The loan is talked at Libor plus 425 bps with a 1% Libor floor, a par offer price and call protection of 102 in year one and 101 in year two, sources said.

Bank of America Merrill Lynch, Citigroup Global Markets Inc., Morgan Stanley Senior Funding Inc., Wells Fargo Securities LLC, GE Capital Markets and Goldman Sachs Bank (USA) are leading the deal that will be used with available cash and/or borrowings under the company's revolving credit facility to fund a tender offer $500 million 7½% senior secured notes due 2017.

Commitments for the loan are due on Thursday and the notes tender offer expires on July 5.

Rite Aid is a Camp Hill, Pa.-based drugstore chain.

Service Corp. coming soon

Service Corp. set a bank meeting for Tuesday to launch its previously announced $600 million senior term loan that is being led by J.P. Morgan Securities LLC, according to a market source.

Proceeds, along with a $725 million senior unsecured bridge loan and cash on hand, will fund the purchase of Stewart Enterprises Inc. for $13.25 per share in cash. The transaction has an enterprise value of $1.4 billion.

In addition, the company has a commitment for a new $500 million revolver that would be provided if amendments to its existing revolver are not obtained.

Closing is expected late this year or early next year, subject to approval from Stewart's shareholders, the expiration of the waiting period under the Hart-Scott-Rodino Antitrust Act and customary conditions.

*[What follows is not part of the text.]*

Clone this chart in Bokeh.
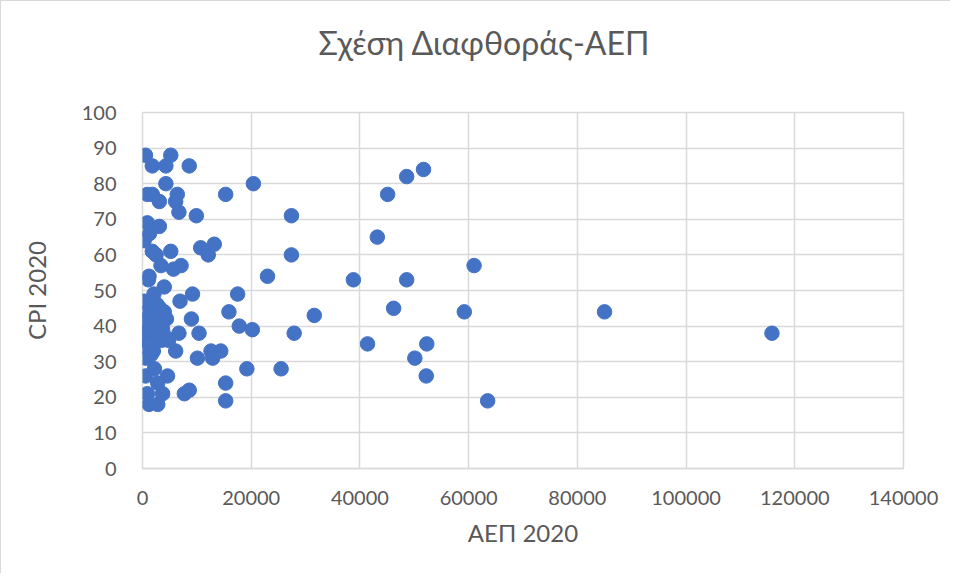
from bokeh.plotting import figure
from bokeh.models import ColumnDataSource, FixedTicker, BasicTickFormatter, Range1d, Title
from bokeh.embed import file_html
from bokeh.resources import INLINE

# GDP per capita 2020 (ΑΕΠ 2020)
gdp = [550, 5200, 1800, 4300, 8600,
       4300, 20400, 900, 1800, 6400, 15300, 3100, 6100, 6700, 9900, 27400, 45100, 48600, 51700,
       900, 3100, 1300, 300, 43200,
       1800, 5200, 10700, 13200, 2500, 12100, 27400,
       3400, 5700, 7100, 61000,
       1200, 1100, 23000, 38800, 48600,
       4000, 2100, 9200, 17500, 300, 6900,
       46200, 15900, 59200, 85000, 31600, 9000,
       17800, 20200, 27900, 6700, 10400, 115800,
       41400, 52300, 50100, 52200, 63500,
       12600, 14400, 12900, 10100, 6100,
       19200, 25500, 15300, 15300,
       600, 600, 2200, 4600, 7700, 8600, 900, 3700, 1200, 2800, 2800,
       200, 400, 500, 700, 900, 1000, 1200, 1300, 1500, 1600, 1800, 2000, 2100, 2300, 2500,
       2700, 2900, 3000, 3300, 3500, 3700, 4000, 4200, 4400, 4800, 2000, 1200, 800, 3200, 1600]

# Corruption Perceptions Index 2020 (CPI 2020)
cpi = [88, 88, 85, 85, 85,
       80, 80, 77, 77, 77, 77, 75, 75, 72, 71, 71, 77, 82, 84,
       69, 68, 66, 64, 65,
       61, 61, 62, 63, 60, 60, 60,
       57, 56, 57, 57,
       54, 53, 54, 53, 53,
       51, 49, 49, 49, 47, 47,
       45, 44, 44, 44, 43, 42,
       40, 39, 38, 38, 38, 38,
       35, 35, 31, 26, 19,
       33, 33, 31, 31, 33,
       28, 28, 24, 19,
       31, 26, 28, 26, 21, 22, 21, 21, 18, 18, 24,
       36, 38, 40, 34, 41, 36, 39, 43, 38, 45, 40, 42, 36, 44, 39,
       46, 37, 41, 43, 36, 39, 44, 37, 42, 36, 33, 35, 44, 45, 32]

x_ticks = [0, 20000, 40000, 60000, 80000, 100000, 120000, 140000]
y_ticks = [0, 10, 20, 30, 40, 50, 60, 70, 80, 90, 100]

title_text = "Σχέση Διαφθοράς-ΑΕΠ"
x_label = "ΑΕΠ 2020"
y_label = "CPI 2020"

GRID = "#d9d9d9"
TXT = "#595959"
FONT = "Lato"

p = figure(width=950, height=573, output_backend="svg", toolbar_location=None, title=None,
           x_range=Range1d(0, 140000), y_range=Range1d(0, 100),
           min_border_left=141, min_border_right=48, min_border_top=111, min_border_bottom=106)
p.styles = {"border-left": "1px solid #d9d9d9", "border-top": "1px solid #d9d9d9"}

# empty spacer panel between frame and title, then the chart title itself
p.add_layout(Title(text=" ", text_font_size="1px", standoff=29), "above")
p.add_layout(Title(text=title_text, align="left", offset=176, text_font=FONT,
                   text_font_size="32px", text_font_style="normal", text_color=TXT,
                   standoff=38), "above")

src = ColumnDataSource(dict(x=gdp, y=cpi))
p.scatter("x", "y", source=src, size=14.5, fill_color="#4472C4", line_color="#4472C4")

p.xaxis.ticker = FixedTicker(ticks=x_ticks)
p.yaxis.ticker = FixedTicker(ticks=y_ticks)
p.xaxis.formatter = BasicTickFormatter(use_scientific=False)
for ax in (p.xaxis[0], p.yaxis[0]):
    ax.major_tick_line_color = None
    ax.minor_tick_line_color = None
    ax.major_label_text_font = FONT
    ax.major_label_text_font_size = "20px"
    ax.major_label_text_color = TXT
    ax.axis_label_text_font = FONT
    ax.axis_label_text_font_size = "24px"
    ax.axis_label_text_font_style = "normal"
    ax.axis_label_text_color = TXT
p.xaxis.axis_label = x_label
p.yaxis.axis_label = y_label
p.xaxis.axis_line_color = GRID
p.xaxis.axis_line_width = 1.5
p.yaxis.axis_line_color = None
p.xaxis.major_label_standoff = 16
p.yaxis.major_label_standoff = 20
p.xaxis.axis_label_standoff = 10
p.yaxis.axis_label_standoff = 28

p.xgrid.grid_line_color = GRID
p.ygrid.grid_line_color = GRID
p.xgrid.grid_line_width = 1.5
p.ygrid.grid_line_width = 1.5
p.outline_line_color = GRID
p.outline_line_width = 1.5

open("out.html", "w").write(file_html(p, INLINE))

Service Corp. is a Houston-based provider of deathcare products and services. Stewart is a Jefferson, La.-based death care provider.

Heinz closes

In other news, the buyout of H.J. Heinz Co. by Berkshire Hathaway and 3G Capital for $72.50 per share has been completed, according to a news release, and for the transaction, Heinz got a new $11.5 billion senior secured deal (Ba2/BB/BB+) comprised of a $2 billion revolver and $9.5 billion in term loans.

The term debt is split between a six-year term B-1 priced at Libor plus 225 bps, with a step-down to Libor plus 200 bps at less than 2.1 times net first-lien leverage, a 1% Libor floor and 101 soft call for one year, and a seven-year term B-2 priced at Libor plus 250 bps, with a step-down to Libor plus 225 bps at less than 2.1x net first-lien leverage, a 1% Libor floor and 101 soft call protection for two years.

During syndication, the spread on the B-1 loan was cut from talk of Libor plus 275 bps to 300 bps, the B-2 loan was flexed from talk of Libor plus 275 bps to 300 bps, and the step-downs were added. Also, the total amount of term loans was reduced from $10.5 billion as the company upsized its senior secured second-lien notes offering to $3.1 billion from $2.1 billion, and the revolver was upsized from $1.5 billion.

J.P. Morgan Securities LLC, Well Fargo Securities LLC, Barclays and Citigroup Global Markets Inc. led the deal for the Pittsburgh-based food product company.

Virgin acquisition wraps

Liberty Global Inc. closed on its purchase of Virgin Media Investment Holdings Ltd., a news release said, for which Virgin Media got a new $2,755,000,000 senior secured seven-year term loan B (Ba3/BB-) and a £600 million senior secured seven-year term B (Ba3/BB-).

Pricing on the U.S. term loan B is Libor plus 275 bps and pricing on the £600 million B loan is Libor plus 375 bps, with both having a 0.75% Libor floor and 101 soft call protection for six months, and both sold at a discount of 991/2.

During syndication, pricing on the U.S. term loan was cut from Libor plus 300 bps.

Credit Suisse Securities (USA) LLC, BNP Paribas Securities Corp., Bank of America Merrill Lynch, Barclays and Deutsche Bank Securities Inc. led the deal.

Virgin Media is a New York-based provider of broadband, television, mobile phone and home phone services in the United Kingdom. Liberty is an Englewood, Colo.-based cable company.